- [Provided data]:

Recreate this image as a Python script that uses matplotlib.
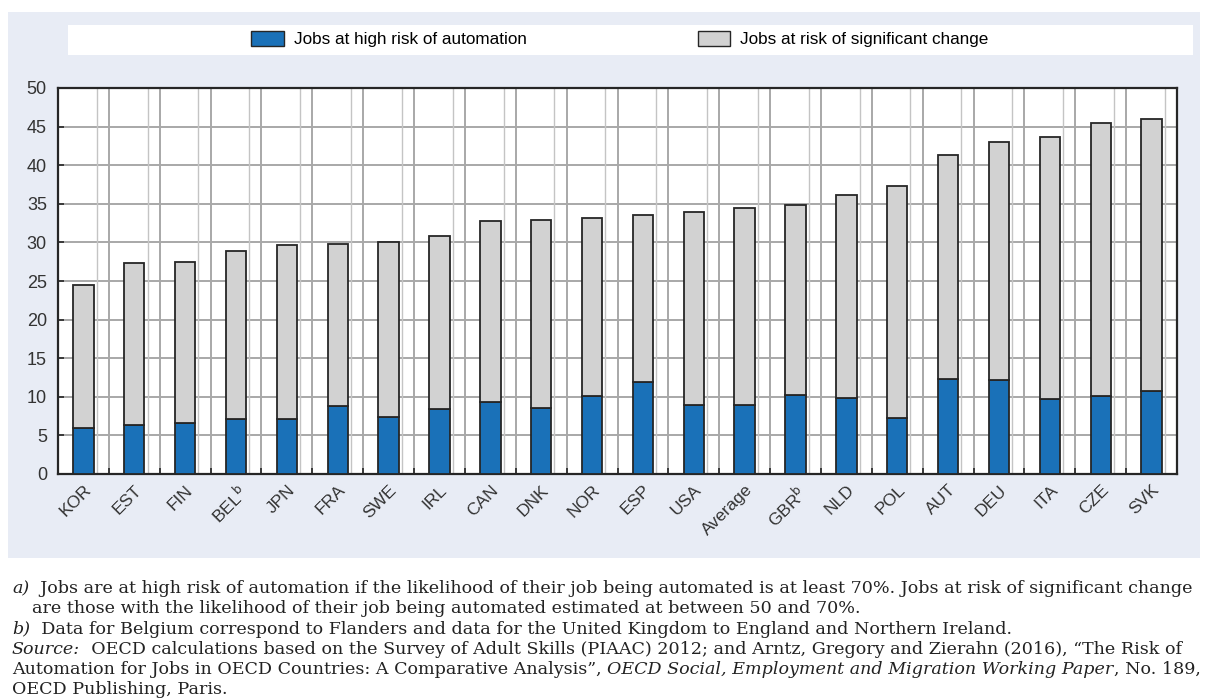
import numpy as np
import matplotlib
matplotlib.use("Agg")
import matplotlib.pyplot as plt
from matplotlib.patches import Rectangle, Patch

# Data (% of jobs)
countries = ["KOR", "EST", "FIN", r"BEL$^\mathrm{b}$", "JPN", "FRA", "SWE", "IRL", "CAN", "DNK", "NOR",
             "ESP", "USA", "Average", r"GBR$^\mathrm{b}$", "NLD", "POL", "AUT", "DEU", "ITA", "CZE", "SVK"]
high_risk = [6.0, 6.3, 6.6, 7.1, 7.1, 8.8, 7.4, 8.4, 9.3, 8.6, 10.1,
             11.9, 9.0, 9.0, 10.2, 9.8, 7.3, 12.3, 12.2, 9.7, 10.1, 10.8]
sig_change = [18.5, 21.0, 20.9, 21.8, 22.5, 21.0, 22.6, 22.4, 23.5, 24.3, 23.0,
              21.6, 24.9, 25.5, 24.7, 26.4, 30.0, 29.0, 30.8, 33.9, 35.4, 35.2]
y_ticks = [0, 5, 10, 15, 20, 25, 30, 35, 40, 45, 50]

BLUE = '#1a71b8'
GREY = '#d2d2d2'
EDGE = '#262626'
PANEL = '#e8ecf5'
GRID = '#a8a8a8'

sans = ['Liberation Sans Narrow', 'Liberation Sans', 'DejaVu Sans']
serif = ['DejaVu Serif']

W, H = 1206, 699
fig = plt.figure(figsize=(W / 100, H / 100), dpi=100)
fig.patch.set_facecolor('white')

# light panel behind chart + white legend band
fig.add_artist(Rectangle((8 / W, 1 - 558 / H), 1192 / W, 546 / H, transform=fig.transFigure,
                         facecolor=PANEL, edgecolor='none', zorder=0))
fig.add_artist(Rectangle((68 / W, 1 - 55 / H), 1125 / W, 30 / H, transform=fig.transFigure,
                         facecolor='white', edgecolor='none', zorder=0))

left, right, top, bottom = 58, 1177, 88, 474
ax = fig.add_axes([left / W, 1 - bottom / H, (right - left) / W, (bottom - top) / H])
ax.set_facecolor('white')

x = np.arange(len(countries))
bw = 0.4
ax.bar(x, high_risk, bw, color=BLUE, edgecolor=EDGE, linewidth=1.3, zorder=3)
ax.bar(x, sig_change, bw, bottom=high_risk, color=GREY, edgecolor=EDGE, linewidth=1.3, zorder=3)

ax.set_xlim(-0.5, len(countries) - 0.5)
ax.set_ylim(0, 50)
ax.set_yticks(y_ticks)
ax.set_yticklabels([str(t) for t in y_ticks], family=sans, fontsize=13, color='#333333')
ax.set_xticks(x)
ax.set_xticklabels(countries, rotation=45, ha='right', rotation_mode='anchor',
                   family=sans, fontsize=12.5, color='#333333')
ax.set_xticks(x[:-1] + 0.5, minor=True)

ax.tick_params(axis='x', which='major', length=0, pad=6)
ax.tick_params(axis='x', which='minor', length=4, width=1.2, direction='in', color=EDGE)
ax.tick_params(axis='y', length=4, width=1.2, direction='in', color=EDGE, pad=8)

ax.set_axisbelow(True)
ax.yaxis.grid(True, color=GRID, linewidth=1.4)
ax.xaxis.grid(True, which='minor', color=GRID, linewidth=1.4)
ax.vlines(x + bw / 2 + 0.06, 0, 50, color='#c4c4c4', linewidth=1.0, zorder=1)

for s in ax.spines.values():
    s.set_color(EDGE)
    s.set_linewidth(1.6)

handles = [Patch(facecolor=BLUE, edgecolor=EDGE, linewidth=1.0, label='Jobs at high risk of automation'),
           Patch(facecolor=GREY, edgecolor=EDGE, linewidth=1.0, label='Jobs at risk of significant change')]
fig.legend(handles=handles, loc='center', bbox_to_anchor=(620 / W, 1 - 39 / H), ncol=2,
           frameon=False, prop={'family': sans, 'size': 12.3}, handlelength=1.9, handleheight=1.0,
           columnspacing=10.0, handletextpad=0.6)

# footnotes, built piece by piece so italic parts can be mixed in
fs = 12.6
line_h = 20.3


def chain(y, parts, x0=12):
    prev = None
    for txt, style in parts:
        if prev is None:
            prev = fig.text(x0 / W, 1 - y / H, txt, family=serif, fontsize=fs, style=style,
                            color='#222222', va='bottom', ha='left')
        else:
            prev = ax.annotate(txt, xy=(1, 0), xycoords=prev, va='bottom', ha='left',
                               family=serif, fontsize=fs, style=style, color='#222222',
                               annotation_clip=False)


y0 = 597
chain(y0, [("a)", 'italic'), ("  Jobs are at high risk of automation if the likelihood of their job being automated is at least 70%. "
                              "Jobs at risk of significant change", 'normal')])
chain(y0 + line_h, [("are those with the likelihood of their job being automated estimated at between 50 and 70%.", 'normal')], x0=32)
chain(y0 + 2 * line_h, [("b)", 'italic'), ("  Data for Belgium correspond to Flanders and data for the United Kingdom to England and Northern Ireland.", 'normal')])
chain(y0 + 3 * line_h, [("Source:", 'italic'), ("  OECD calculations based on the Survey of Adult Skills (PIAAC) 2012; and Arntz, Gregory and Zierahn (2016), \u201cThe Risk of", 'normal')])
chain(y0 + 4 * line_h, [("Automation for Jobs in OECD Countries: A Comparative Analysis\u201d, ", 'normal'),
                        ("OECD Social, Employment and Migration Working Paper", 'italic'),
                        (", No. 189,", 'normal')])
chain(y0 + 5 * line_h, [("OECD Publishing, Paris.", 'normal')])

fig.savefig('out.png', dpi=100, facecolor='white')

- [Short task]:
The listing above needs to be output again exactly. Don't include the pictures.

- [Solution]:
Recreate this image as a Python script that uses matplotlib.
import numpy as np
import matplotlib
matplotlib.use("Agg")
import matplotlib.pyplot as plt
from matplotlib.patches import Rectangle, Patch

# Data (% of jobs)
countries = ["KOR", "EST", "FIN", r"BEL$^\mathrm{b}$", "JPN", "FRA", "SWE", "IRL", "CAN", "DNK", "NOR",
             "ESP", "USA", "Average", r"GBR$^\mathrm{b}$", "NLD", "POL", "AUT", "DEU", "ITA", "CZE", "SVK"]
high_risk = [6.0, 6.3, 6.6, 7.1, 7.1, 8.8, 7.4, 8.4, 9.3, 8.6, 10.1,
             11.9, 9.0, 9.0, 10.2, 9.8, 7.3, 12.3, 12.2, 9.7, 10.1, 10.8]
sig_change = [18.5, 21.0, 20.9, 21.8, 22.5, 21.0, 22.6, 22.4, 23.5, 24.3, 23.0,
              21.6, 24.9, 25.5, 24.7, 26.4, 30.0, 29.0, 30.8, 33.9, 35.4, 35.2]
y_ticks = [0, 5, 10, 15, 20, 25, 30, 35, 40, 45, 50]

BLUE = '#1a71b8'
GREY = '#d2d2d2'
EDGE = '#262626'
PANEL = '#e8ecf5'
GRID = '#a8a8a8'

sans = ['Liberation Sans Narrow', 'Liberation Sans', 'DejaVu Sans']
serif = ['DejaVu Serif']

W, H = 1206, 699
fig = plt.figure(figsize=(W / 100, H / 100), dpi=100)
fig.patch.set_facecolor('white')

# light panel behind chart + white legend band
fig.add_artist(Rectangle((8 / W, 1 - 558 / H), 1192 / W, 546 / H, transform=fig.transFigure,
                         facecolor=PANEL, edgecolor='none', zorder=0))
fig.add_artist(Rectangle((68 / W, 1 - 55 / H), 1125 / W, 30 / H, transform=fig.transFigure,
                         facecolor='white', edgecolor='none', zorder=0))

left, right, top, bottom = 58, 1177, 88, 474
ax = fig.add_axes([left / W, 1 - bottom / H, (right - left) / W, (bottom - top) / H])
ax.set_facecolor('white')

x = np.arange(len(countries))
bw = 0.4
ax.bar(x, high_risk, bw, color=BLUE, edgecolor=EDGE, linewidth=1.3, zorder=3)
ax.bar(x, sig_change, bw, bottom=high_risk, color=GREY, edgecolor=EDGE, linewidth=1.3, zorder=3)

ax.set_xlim(-0.5, len(countries) - 0.5)
ax.set_ylim(0, 50)
ax.set_yticks(y_ticks)
ax.set_yticklabels([str(t) for t in y_ticks], family=sans, fontsize=13, color='#333333')
ax.set_xticks(x)
ax.set_xticklabels(countries, rotation=45, ha='right', rotation_mode='anchor',
                   family=sans, fontsize=12.5, color='#333333')
ax.set_xticks(x[:-1] + 0.5, minor=True)

ax.tick_params(axis='x', which='major', length=0, pad=6)
ax.tick_params(axis='x', which='minor', length=4, width=1.2, direction='in', color=EDGE)
ax.tick_params(axis='y', length=4, width=1.2, direction='in', color=EDGE, pad=8)

ax.set_axisbelow(True)
ax.yaxis.grid(True, color=GRID, linewidth=1.4)
ax.xaxis.grid(True, which='minor', color=GRID, linewidth=1.4)
ax.vlines(x + bw / 2 + 0.06, 0, 50, color='#c4c4c4', linewidth=1.0, zorder=1)

for s in ax.spines.values():
    s.set_color(EDGE)
    s.set_linewidth(1.6)

handles = [Patch(facecolor=BLUE, edgecolor=EDGE, linewidth=1.0, label='Jobs at high risk of automation'),
           Patch(facecolor=GREY, edgecolor=EDGE, linewidth=1.0, label='Jobs at risk of significant change')]
fig.legend(handles=handles, loc='center', bbox_to_anchor=(620 / W, 1 - 39 / H), ncol=2,
           frameon=False, prop={'family': sans, 'size': 12.3}, handlelength=1.9, handleheight=1.0,
           columnspacing=10.0, handletextpad=0.6)

# footnotes, built piece by piece so italic parts can be mixed in
fs = 12.6
line_h = 20.3


def chain(y, parts, x0=12):
    prev = None
    for txt, style in parts:
        if prev is None:
            prev = fig.text(x0 / W, 1 - y / H, txt, family=serif, fontsize=fs, style=style,
                            color='#222222', va='bottom', ha='left')
        else:
            prev = ax.annotate(txt, xy=(1, 0), xycoords=prev, va='bottom', ha='left',
                               family=serif, fontsize=fs, style=style, color='#222222',
                               annotation_clip=False)


y0 = 597
chain(y0, [("a)", 'italic'), ("  Jobs are at high risk of automation if the likelihood of their job being automated is at least 70%. "
                              "Jobs at risk of significant change", 'normal')])
chain(y0 + line_h, [("are those with the likelihood of their job being automated estimated at between 50 and 70%.", 'normal')], x0=32)
chain(y0 + 2 * line_h, [("b)", 'italic'), ("  Data for Belgium correspond to Flanders and data for the United Kingdom to England and Northern Ireland.", 'normal')])
chain(y0 + 3 * line_h, [("Source:", 'italic'), ("  OECD calculations based on the Survey of Adult Skills (PIAAC) 2012; and Arntz, Gregory and Zierahn (2016), \u201cThe Risk of", 'normal')])
chain(y0 + 4 * line_h, [("Automation for Jobs in OECD Countries: A Comparative Analysis\u201d, ", 'normal'),
                        ("OECD Social, Employment and Migration Working Paper", 'italic'),
                        (", No. 189,", 'normal')])
chain(y0 + 5 * line_h, [("OECD Publishing, Paris.", 'normal')])

fig.savefig('out.png', dpi=100, facecolor='white')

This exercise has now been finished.